Under these circumstances, a purely standard-compliant implementation may miss opportunities to adapt transmission modes for higher efficiency. This is not a bug in Amarisoft’s software, but rather a deployment adaptation opportunity.

Current Implementation and Limitations

Amarisoft’s downlink transmission mode selection relies strictly on UE-reported RI values:

  • RI = 1: Transmit Diversity (Tx-Div)
  • RI = 2: Tx-CDD (open-loop MIMO)
  • RI = 3: MIMO 3 layers
  • Ri = 4: MIMO 4 layers
  • etc.

While correct per specification, this approach assumes that the UE’s RI reporting is both timely and accurate. In practice, some UEs may continue reporting RI=2 even when link quality has deteriorated, resulting in suboptimal throughput.

By contrast, some vendors of ZHEN (ZTE, HUAWEI, Ericsson, Nokia)  network incorporate additional real-time metrics into their decision-making, allowing them to revert to more robust transmission modes when needed.

Test Methodology

We conducted a series of comparative tests between Amarisoft and ZHEN in the lab, field test report as supplementary material.

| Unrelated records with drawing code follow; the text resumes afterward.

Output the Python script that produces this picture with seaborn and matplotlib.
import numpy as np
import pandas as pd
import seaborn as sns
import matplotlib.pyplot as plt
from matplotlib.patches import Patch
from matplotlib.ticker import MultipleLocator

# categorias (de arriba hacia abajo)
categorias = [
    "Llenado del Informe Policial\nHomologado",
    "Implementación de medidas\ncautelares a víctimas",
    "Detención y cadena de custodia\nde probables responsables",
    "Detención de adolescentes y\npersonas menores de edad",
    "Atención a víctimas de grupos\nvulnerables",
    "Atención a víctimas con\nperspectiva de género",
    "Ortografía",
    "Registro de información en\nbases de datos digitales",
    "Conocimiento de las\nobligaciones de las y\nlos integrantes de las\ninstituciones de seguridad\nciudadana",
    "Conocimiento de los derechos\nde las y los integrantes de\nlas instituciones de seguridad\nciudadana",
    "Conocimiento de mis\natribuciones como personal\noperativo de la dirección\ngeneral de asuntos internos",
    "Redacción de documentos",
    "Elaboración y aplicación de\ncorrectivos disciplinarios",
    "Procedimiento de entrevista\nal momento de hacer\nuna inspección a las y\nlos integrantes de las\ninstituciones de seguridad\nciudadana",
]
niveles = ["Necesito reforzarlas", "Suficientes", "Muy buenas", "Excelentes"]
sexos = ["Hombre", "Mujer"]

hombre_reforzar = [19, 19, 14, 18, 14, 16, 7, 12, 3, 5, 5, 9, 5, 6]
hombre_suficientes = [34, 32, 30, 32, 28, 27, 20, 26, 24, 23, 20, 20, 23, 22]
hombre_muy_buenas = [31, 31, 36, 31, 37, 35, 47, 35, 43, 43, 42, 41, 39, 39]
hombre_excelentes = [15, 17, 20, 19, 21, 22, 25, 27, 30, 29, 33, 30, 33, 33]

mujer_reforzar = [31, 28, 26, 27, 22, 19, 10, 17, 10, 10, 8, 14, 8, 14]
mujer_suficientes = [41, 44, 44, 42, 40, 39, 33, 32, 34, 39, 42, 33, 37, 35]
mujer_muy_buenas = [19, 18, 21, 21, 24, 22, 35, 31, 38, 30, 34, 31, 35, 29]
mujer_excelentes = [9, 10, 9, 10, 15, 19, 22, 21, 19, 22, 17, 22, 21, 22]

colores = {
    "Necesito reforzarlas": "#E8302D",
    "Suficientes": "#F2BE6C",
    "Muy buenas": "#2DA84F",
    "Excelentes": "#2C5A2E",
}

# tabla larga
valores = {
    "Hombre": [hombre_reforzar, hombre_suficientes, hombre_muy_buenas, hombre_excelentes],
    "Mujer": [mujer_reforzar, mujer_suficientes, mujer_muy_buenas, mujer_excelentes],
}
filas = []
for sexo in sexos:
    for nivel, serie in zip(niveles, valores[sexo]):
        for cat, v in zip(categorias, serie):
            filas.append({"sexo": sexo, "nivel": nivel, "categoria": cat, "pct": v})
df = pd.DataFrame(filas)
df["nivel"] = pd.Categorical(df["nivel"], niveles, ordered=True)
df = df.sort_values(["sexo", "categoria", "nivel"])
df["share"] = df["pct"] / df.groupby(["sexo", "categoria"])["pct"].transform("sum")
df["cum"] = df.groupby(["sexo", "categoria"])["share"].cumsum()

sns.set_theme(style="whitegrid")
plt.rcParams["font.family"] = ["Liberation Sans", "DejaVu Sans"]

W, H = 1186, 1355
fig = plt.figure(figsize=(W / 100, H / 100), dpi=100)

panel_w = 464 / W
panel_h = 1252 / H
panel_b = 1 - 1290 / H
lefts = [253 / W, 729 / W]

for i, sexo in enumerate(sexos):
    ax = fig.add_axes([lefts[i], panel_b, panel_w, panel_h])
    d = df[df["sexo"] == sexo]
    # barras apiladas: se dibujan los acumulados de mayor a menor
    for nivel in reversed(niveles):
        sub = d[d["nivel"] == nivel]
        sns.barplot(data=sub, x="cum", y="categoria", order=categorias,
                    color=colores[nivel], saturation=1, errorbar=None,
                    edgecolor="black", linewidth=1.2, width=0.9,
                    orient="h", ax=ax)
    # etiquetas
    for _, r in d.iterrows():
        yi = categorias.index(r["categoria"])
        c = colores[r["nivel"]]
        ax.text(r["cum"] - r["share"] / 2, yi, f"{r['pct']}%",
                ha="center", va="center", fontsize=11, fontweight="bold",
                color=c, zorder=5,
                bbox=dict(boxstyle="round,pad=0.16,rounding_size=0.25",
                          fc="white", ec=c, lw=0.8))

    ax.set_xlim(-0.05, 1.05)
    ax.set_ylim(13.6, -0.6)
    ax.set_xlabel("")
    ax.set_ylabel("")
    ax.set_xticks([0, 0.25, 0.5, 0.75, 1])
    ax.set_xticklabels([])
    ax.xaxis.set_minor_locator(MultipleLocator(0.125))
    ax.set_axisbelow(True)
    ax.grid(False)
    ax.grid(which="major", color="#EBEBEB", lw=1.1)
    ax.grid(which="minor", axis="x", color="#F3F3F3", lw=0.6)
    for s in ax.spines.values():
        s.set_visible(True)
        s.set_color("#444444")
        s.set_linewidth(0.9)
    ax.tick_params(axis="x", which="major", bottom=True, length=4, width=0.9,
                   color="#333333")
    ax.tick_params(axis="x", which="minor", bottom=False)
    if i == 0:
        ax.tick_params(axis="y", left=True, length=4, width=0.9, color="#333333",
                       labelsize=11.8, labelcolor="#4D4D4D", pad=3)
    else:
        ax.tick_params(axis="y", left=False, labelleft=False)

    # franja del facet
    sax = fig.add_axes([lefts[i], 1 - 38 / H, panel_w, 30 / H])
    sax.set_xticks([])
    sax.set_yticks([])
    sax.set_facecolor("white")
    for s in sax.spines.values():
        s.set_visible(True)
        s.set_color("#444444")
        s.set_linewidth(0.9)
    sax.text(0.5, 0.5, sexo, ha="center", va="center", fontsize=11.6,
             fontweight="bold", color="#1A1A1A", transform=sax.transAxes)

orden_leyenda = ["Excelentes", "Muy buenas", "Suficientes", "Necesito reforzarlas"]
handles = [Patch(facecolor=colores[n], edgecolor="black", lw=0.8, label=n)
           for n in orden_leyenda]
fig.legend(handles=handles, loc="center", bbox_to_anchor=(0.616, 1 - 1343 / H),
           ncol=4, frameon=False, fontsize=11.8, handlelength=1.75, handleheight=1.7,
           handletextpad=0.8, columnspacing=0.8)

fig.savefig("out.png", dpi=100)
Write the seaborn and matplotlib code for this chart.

Laboratory setup included:

  • 2×2 MIMO (TM=3) configuration with identical radio hardware
  • Simbox UE to create controlled RI reporting scenarios
  • Keysight Propsim for precise AWGN noise addition
  • ZHEN B3 RRU 2212 vs Amarisoft Callbox, tested well above hardware noise floor
  • 64QAM table at low SINR (ZHEN adjusts table automatically; Amarisoft changes manually)
  • Note: Tests conducted well above the RRU and SDR radios’ noise floor confirmed that the performance gap was unrelated to radio hardware quality.

Key Findings

  • Forced RI=1 scenario:
    ZHEN dynamically switched between Tx-Div and spatial multiplexing ~90% of the time, maintaining BLER <10% and achieving roughly twice the throughput of Amarisoft.
    Amarisoft remained in Tx-Div for the entire duration, resulting in significantly lower throughput.
  • With CQI reporting enabled:
    Amarisoft experienced a 20–40% throughput loss at SINR <13 dB compared to ZHEN.
  • With CQI reporting disabled:
    Amarisoft matched theoretical benchmark performance, confirming that hardware was not a limiting factor.


orange line = ZHEN eNB; grey line = Amarisoft Callbox.

Performance matches theoretical benchmark when CQI is disabled.

Analysis

The root cause appears to be Amarisoft’s reliance solely on UE CQI/RI reporting for both MCS selection and MIMO mode switching. In cases where this reporting is inaccurate or delayed, throughput suffers.

Evidence suggests that ZHEN, for example, uses dynamic thresholds when selecting the best MCS and deciding whether to switch transmission modes. This allows their scheduler to adapt to imperfect UE behavior in real time.

Potential Improvement Approaches

  • Hybrid MIMO mode selection logic: Incorporate additional downlink quality metrics (CQI trends, HARQ performance, BLER) alongside RI to trigger fallback when conditions degrade.
  • Adaptive thresholds: Use dynamically adjusted thresholds rather than fixed values for MCS and transmission mode switching.
  • Field validation during development: Simulate proposed algorithms in the lab, then validate them on pilot sites where non-3GPP-compliant UE behavior can be observed.

Amarisoft's Next Steps

Amarisoft has acknowledged the potential for improvement in cases where UEs do not behave as expected. They plan to:

  • Simulate possible enhancements to scheduler strategy
  • Implement and test changes to ensure no unintended side effects
  • Provide an update in September

We have offered Amarisoft access to one of our pilot sites should they wish to conduct real-world validation during the research stage.

Conclusion

Amarisoft’s strict 3GPP-compliant approach ensures reliability in lab environments, but real-world deployments demand adaptive strategies to handle non-ideal UE (and CN) behavior. By incorporating additional real-time performance indicators into MIMO mode selection, Amarisoft could significantly close the throughput gap observed in the deployment. Such an enhancement would not be a bug fix, but a deployment adaptation improvement, bringing lab-grade software closer to carrier-grade performance in the field.